15/2/06

París, 1919


Margaret MacMillan. París, 1919. Seis meses que cambiaron el mundo. Tusquets Editores. Barcelona, 2005.

Como los buenos libros de historia, éste de la profesora MacMillan aclara tantos aspectos del pasado, como revela preocupaciones de nuestro presente.

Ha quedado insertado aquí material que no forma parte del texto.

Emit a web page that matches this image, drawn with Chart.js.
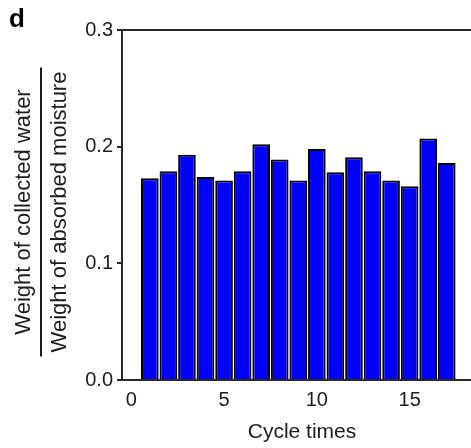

En la primera mitad del año 1919 los mandatarios de las potencias vencedoras en la Primera Guerra Mundial se reunieron en París con el objetivo de diseñar un nuevo mundo, pues pensaban, con razón, que el viejo acababa de hundirse.
Lloyd George, primer ministro británico y Clemenceau su homólogo francés se reunieron en París bajo la tutoría del presidente de los Estados Unidos, Woodrow Wilson, que acudía a Europa pertrechado con sus famosos catorce puntos, auténtica “hoja de ruta” que con unos cuantos simples principios perseguía una reordenación cartesiana del mundo que iniciaría con ello una larga era de paz, prosperidad y libre comercio.
La profesora MacMillan pasa revista a la personalidad de estos personajes y a sus motivaciones, Lloyd George dispuesto a cualquier cambio que mantenga la supremacía naval de Gran Bretaña, el enérgico anciano Clemenceau convencido de que la seguridad de Francia dependía del debilitamiento de Alemania por el medio que fuese, el bienintencionado (e ingenuo) Wilson que llega a París como un nuevo Moisés convencido de que sus catorce puntos son la fórmula magistral que curará todos los males, y poco dispuesto a admitir que la realidad le estropease su magnífico programa.
El plan de Wilson incluía un rediseño de las fronteras europeas y de buena parte del mundo usando como criterio la coincidencia entre fronteras estatales y nacionales, criterio cuando menos discutible, pero que además no siempre se llevó a cabo, como en el caso de Alemania, para perjudicarla y que no se convirtiese en un estado aún más poderoso; o como en el caso de Polonia, para fortalecerla y que actuase como contrapeso oriental de Alemania y tapón contra los bolcheviques; o como en los multiétnicos y confusos Balcanes, simplemente porque era imposible.
Fuera de Europa, el nacimiento de un Irak donde se mezclaron sunitas, chiítas y kurdos; o de una Palestina donde se autoriza el nacimiento de un “hogar” judío en medio de un mar de musulmanes, ilustran el sentido de las decisiones tomadas en París.
Otra de las propuestas de Wilson fue la creación de un organismo internacional, la Sociedad de Naciones, que velaría por la paz mundial, y de la cual no formarán parte Alemania, la Rusia Bolchevique y, sorprendentemente, los Estados Unidos de América, lo que da una idea de la efectividad de esta organización en los convulsos años de entreguerras.
A pesar de esto la profesora MacMillan no echa la culpa (al menos no toda) de la Segunda Guerra Mundial a los diseñadores de la paz en 1919 como han hecho muchos historiadores; sino que incluso relativiza el papel que la “humillación” de Alemania en el Tratado de Versalles pudo tener en el ascenso al poder de Hitler.
Los negociadores de París quizás tomaron algunas decisiones erróneas como rodear Alemania de estados débiles que serán luego fáciles presas del expansionismo nazi, o despreciar el papel de Japón en el mundo, pero hay que reconocer que se enfrentaban a una tarea descomunal, crear un nuevo orden planetario partiendo de los escombros y cenizas de un mundo, el Mundo de Ayer, de Stefan Zweig, en el que con las palabras del propio escritor austriaco estaban emergiendo unas ideologías temibles: “el fascismo en Italia, el nacionalsocialismo en Alemania, el bolchevismo en Rusia y, sobre todo, la peor de las pestes: el nacionalismo, que envenena la flor de nuestra cultura europea.”